Well if they're playing it--they should know. Okay that's a bit simplistic and naive and assumes a pretty high level of feminist consciousness in 5-year olds. But many parents these days, and certainly the ones who enroll their daughters in ice hockey, are telling their girls that they can do anything. And why wouldn't girls believe that? Because when they go shopping for sticks and socks they find colors that are not pink and purple?
Remember, it's likely those same parents, following the same hegemonic gender order, who help construct the "girls like 'girly' colors." A fact that Cloutier herself basically acknowledges when she talks about expanding the line: "some girls aren't into pink and purple so we're going to add sportier colors."
She just reified the impossible dilemma women who have entered traditionally masculine or more physically aggressive sports constantly face: you can be girly or you can be sporty.
Making pink socks and sticks is not going to eradicate that binary. Is this really the way we want to attract girls to ice hockey anyway? Telling them, don't worry, you can play hockey and still wear pink? That may work for a while with 5- and 6-year olds but those girls will still face the be girly or be sporty dilemma as they get older; except that "sporty" frequently slips into dyke-y as girls become teenagers.
Polka dots will not make that situation better.

2 comments:

Gender Blank said...

What this woman doesn't realize is that she's reinforcing the idea that the default athlete is male. Making pink or polka-dotted sports equipment otherizes female athletes. Not much different from calling her daughter's team the Lady Whatevers. As though the real thing isn't for girls unless it expressly says so in some culturally-mandated-gender-role kind of way. Which only serves to mark female athletes as different from real ones.

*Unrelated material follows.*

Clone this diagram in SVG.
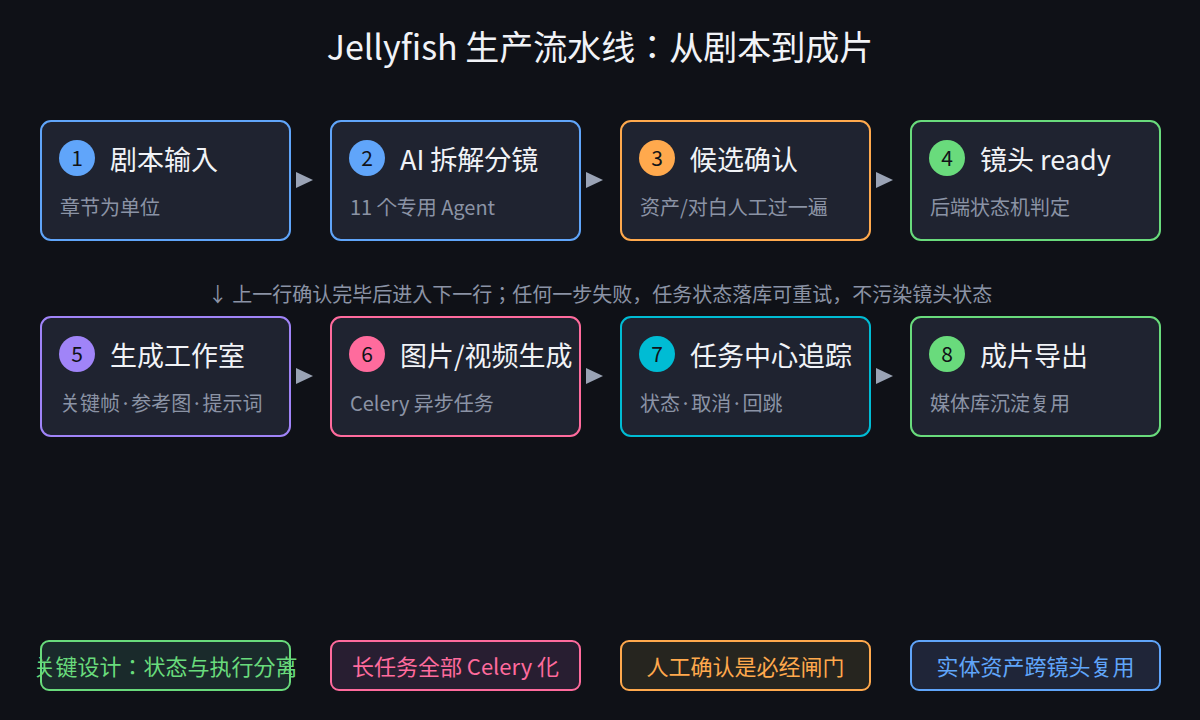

If she really cares about sending the message that hockey is a sport for girls, too, why doesn't she just start a campaign that invites girls to play? It's amazing how easily kids get interested in things if they are simply asked to join in. If you build it, they will come, and all that.

The pinkification of sport is sending a mixed message at best.

Anonymous said...

I think this also sends a message to girls that if they want to play sports they need to look pretty while playing, otherwise they will - horror of horrors! - look like boys.